— Begin INPUT —

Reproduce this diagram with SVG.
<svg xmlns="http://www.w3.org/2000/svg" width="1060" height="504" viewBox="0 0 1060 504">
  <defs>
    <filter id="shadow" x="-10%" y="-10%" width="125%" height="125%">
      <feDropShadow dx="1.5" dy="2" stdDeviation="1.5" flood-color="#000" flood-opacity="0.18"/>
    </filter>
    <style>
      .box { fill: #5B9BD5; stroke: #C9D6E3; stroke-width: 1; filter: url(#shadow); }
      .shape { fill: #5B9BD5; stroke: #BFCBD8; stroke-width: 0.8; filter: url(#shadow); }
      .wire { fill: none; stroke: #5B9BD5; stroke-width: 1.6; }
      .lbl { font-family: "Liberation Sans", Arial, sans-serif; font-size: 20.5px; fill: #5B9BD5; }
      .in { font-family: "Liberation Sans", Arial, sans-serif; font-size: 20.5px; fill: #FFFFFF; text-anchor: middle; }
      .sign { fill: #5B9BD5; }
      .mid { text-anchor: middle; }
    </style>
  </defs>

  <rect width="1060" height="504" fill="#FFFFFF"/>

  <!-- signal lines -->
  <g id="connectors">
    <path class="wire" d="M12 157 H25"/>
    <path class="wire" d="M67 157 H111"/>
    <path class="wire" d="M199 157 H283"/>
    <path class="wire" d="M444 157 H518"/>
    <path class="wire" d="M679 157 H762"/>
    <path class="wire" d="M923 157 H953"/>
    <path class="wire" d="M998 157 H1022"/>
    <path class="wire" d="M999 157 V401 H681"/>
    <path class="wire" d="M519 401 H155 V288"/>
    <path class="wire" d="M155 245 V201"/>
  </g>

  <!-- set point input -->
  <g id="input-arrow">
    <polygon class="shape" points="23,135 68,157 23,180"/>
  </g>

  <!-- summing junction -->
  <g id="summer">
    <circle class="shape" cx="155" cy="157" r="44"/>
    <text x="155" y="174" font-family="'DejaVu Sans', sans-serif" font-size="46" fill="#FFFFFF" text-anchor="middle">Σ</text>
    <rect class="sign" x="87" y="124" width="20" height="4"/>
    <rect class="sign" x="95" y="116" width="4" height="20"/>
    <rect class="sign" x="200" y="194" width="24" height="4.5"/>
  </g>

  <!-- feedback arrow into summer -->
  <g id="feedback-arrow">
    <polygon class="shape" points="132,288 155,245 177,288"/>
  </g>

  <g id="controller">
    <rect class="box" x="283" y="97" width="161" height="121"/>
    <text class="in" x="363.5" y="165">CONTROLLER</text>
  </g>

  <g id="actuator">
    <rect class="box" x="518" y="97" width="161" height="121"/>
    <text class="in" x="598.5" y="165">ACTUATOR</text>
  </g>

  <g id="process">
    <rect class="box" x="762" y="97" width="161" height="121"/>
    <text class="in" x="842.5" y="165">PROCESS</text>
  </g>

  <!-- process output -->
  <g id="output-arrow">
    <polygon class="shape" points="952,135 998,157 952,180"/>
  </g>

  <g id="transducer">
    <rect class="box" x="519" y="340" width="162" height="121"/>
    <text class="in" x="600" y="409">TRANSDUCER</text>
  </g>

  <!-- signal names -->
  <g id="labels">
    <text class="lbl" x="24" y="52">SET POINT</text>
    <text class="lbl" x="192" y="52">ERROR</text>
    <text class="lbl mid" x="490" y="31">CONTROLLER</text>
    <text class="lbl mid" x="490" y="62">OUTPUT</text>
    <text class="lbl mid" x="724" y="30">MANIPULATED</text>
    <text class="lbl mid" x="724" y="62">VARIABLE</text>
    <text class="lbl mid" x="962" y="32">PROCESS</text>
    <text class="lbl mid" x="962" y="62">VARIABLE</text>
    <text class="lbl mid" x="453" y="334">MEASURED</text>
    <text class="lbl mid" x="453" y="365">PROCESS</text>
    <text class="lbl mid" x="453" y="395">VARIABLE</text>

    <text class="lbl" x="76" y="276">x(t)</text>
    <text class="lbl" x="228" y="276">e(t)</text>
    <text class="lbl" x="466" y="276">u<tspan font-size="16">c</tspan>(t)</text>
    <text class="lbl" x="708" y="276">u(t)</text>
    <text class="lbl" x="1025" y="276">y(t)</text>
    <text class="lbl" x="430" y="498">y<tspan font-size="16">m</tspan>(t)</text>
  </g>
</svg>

— End INPUT —
— Begin INPUT —

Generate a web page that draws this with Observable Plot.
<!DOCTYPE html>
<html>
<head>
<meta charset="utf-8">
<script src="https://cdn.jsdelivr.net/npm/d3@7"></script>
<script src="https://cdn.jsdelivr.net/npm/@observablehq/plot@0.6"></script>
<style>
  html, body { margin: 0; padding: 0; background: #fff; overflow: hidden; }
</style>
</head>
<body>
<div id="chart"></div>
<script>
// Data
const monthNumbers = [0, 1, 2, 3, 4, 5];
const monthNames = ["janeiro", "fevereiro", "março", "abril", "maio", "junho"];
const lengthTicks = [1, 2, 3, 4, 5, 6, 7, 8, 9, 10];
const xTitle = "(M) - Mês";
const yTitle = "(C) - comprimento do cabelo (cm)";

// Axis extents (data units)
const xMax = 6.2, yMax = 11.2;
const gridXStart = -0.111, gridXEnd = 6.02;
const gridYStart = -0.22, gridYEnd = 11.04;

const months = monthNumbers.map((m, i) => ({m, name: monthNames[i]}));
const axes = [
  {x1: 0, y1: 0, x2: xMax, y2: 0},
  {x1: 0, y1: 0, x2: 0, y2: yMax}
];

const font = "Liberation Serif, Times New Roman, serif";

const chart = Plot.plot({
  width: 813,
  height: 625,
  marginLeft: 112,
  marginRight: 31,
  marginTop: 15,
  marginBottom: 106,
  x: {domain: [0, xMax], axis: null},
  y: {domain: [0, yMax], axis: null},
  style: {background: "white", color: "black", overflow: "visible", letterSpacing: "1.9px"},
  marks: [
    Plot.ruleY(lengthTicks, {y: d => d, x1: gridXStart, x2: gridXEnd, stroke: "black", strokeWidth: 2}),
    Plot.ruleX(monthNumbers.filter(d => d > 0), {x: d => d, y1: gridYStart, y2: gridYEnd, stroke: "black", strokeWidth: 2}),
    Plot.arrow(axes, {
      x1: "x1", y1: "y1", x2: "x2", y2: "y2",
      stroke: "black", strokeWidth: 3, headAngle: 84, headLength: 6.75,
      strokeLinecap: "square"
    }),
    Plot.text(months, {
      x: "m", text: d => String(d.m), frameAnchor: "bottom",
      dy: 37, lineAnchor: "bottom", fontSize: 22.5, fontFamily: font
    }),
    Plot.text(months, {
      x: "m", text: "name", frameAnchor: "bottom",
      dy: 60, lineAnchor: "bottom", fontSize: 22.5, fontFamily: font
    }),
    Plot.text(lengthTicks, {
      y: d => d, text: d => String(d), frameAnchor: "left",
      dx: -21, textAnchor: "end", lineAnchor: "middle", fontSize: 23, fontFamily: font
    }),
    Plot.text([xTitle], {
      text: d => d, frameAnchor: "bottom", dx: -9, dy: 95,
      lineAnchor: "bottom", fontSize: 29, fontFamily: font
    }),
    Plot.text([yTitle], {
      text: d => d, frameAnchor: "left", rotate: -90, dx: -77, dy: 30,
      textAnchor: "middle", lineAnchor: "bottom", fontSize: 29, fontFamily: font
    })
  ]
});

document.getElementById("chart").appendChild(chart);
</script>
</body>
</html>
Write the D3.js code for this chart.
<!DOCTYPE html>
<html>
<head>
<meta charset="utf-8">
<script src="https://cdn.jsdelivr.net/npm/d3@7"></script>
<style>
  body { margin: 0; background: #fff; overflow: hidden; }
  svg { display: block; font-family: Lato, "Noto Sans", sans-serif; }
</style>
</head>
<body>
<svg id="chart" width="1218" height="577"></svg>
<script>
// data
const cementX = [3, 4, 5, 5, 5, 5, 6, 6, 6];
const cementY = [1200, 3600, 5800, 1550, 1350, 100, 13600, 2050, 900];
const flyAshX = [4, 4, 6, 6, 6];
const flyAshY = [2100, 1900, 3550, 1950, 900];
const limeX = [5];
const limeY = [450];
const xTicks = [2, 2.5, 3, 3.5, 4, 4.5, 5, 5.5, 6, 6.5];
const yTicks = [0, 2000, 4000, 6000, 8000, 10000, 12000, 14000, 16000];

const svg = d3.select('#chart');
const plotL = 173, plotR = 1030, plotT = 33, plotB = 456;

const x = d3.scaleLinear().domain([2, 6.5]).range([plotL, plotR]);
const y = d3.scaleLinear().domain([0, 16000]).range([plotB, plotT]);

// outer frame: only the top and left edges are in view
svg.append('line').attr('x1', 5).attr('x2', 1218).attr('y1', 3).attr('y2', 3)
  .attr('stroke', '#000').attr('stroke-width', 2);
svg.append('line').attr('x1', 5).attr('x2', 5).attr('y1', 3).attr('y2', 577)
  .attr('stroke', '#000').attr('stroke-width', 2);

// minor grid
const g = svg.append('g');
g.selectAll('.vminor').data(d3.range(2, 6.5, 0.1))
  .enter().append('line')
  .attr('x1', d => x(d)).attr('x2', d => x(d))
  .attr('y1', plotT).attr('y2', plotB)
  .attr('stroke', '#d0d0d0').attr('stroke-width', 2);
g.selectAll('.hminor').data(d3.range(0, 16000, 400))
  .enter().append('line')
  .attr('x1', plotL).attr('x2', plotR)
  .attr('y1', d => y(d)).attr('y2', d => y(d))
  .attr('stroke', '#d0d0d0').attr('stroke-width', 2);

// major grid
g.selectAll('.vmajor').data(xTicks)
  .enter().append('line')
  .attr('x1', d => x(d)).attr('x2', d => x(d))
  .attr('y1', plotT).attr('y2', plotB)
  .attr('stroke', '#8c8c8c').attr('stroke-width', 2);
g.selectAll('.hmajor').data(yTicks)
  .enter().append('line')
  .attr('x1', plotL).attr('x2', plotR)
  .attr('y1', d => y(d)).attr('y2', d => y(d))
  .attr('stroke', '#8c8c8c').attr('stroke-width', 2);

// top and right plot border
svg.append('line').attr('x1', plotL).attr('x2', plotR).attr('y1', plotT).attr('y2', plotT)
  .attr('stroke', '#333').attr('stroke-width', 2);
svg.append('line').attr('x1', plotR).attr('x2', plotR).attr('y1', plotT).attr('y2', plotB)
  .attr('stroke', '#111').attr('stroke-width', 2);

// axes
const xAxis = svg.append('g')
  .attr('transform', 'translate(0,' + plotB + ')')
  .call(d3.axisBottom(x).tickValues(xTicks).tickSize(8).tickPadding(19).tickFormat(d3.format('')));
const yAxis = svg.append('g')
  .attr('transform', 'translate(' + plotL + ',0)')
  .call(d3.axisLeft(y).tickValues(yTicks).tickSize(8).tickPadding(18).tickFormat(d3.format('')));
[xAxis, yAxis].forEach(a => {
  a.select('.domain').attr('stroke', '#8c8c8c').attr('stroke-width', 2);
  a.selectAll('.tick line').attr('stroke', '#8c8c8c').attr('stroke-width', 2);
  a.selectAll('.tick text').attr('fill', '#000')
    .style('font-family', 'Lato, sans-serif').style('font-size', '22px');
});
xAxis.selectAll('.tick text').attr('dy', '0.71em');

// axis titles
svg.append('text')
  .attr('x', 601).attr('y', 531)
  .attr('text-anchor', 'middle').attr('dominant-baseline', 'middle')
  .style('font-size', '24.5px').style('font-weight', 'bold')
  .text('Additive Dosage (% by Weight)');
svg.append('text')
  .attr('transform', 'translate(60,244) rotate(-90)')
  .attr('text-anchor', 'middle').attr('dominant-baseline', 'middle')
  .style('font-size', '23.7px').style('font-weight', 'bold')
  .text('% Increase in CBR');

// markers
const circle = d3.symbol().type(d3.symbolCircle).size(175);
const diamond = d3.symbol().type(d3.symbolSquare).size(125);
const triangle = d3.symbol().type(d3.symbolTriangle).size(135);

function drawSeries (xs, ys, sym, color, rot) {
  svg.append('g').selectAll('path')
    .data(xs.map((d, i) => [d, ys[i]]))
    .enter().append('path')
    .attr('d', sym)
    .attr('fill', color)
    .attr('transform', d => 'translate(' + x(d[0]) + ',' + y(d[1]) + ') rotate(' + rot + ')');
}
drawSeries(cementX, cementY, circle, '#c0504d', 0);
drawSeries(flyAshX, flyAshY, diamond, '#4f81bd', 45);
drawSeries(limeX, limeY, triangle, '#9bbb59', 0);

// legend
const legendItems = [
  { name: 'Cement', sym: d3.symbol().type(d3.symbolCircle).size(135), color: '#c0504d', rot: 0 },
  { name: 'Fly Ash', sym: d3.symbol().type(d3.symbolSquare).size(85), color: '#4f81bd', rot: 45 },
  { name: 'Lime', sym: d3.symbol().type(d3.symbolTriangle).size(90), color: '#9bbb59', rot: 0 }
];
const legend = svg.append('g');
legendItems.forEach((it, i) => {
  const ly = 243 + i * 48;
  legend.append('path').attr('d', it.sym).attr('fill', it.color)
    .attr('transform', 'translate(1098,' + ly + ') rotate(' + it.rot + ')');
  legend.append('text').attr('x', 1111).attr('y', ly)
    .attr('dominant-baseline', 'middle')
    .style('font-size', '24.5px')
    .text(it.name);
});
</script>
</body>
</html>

— End INPUT —

_INSTRUCTION_
Print, without alteration, the lines from the line with "Generate a web" to the line with "- comprimento do". Include both of them, and omit every other line.

_ANSWER TO THIS TASK_
Generate a web page that draws this with Observable Plot.
<!DOCTYPE html>
<html>
<head>
<meta charset="utf-8">
<script src="https://cdn.jsdelivr.net/npm/d3@7"></script>
<script src="https://cdn.jsdelivr.net/npm/@observablehq/plot@0.6"></script>
<style>
  html, body { margin: 0; padding: 0; background: #fff; overflow: hidden; }
</style>
</head>
<body>
<div id="chart"></div>
<script>
// Data
const monthNumbers = [0, 1, 2, 3, 4, 5];
const monthNames = ["janeiro", "fevereiro", "março", "abril", "maio", "junho"];
const lengthTicks = [1, 2, 3, 4, 5, 6, 7, 8, 9, 10];
const xTitle = "(M) - Mês";
const yTitle = "(C) - comprimento do cabelo (cm)";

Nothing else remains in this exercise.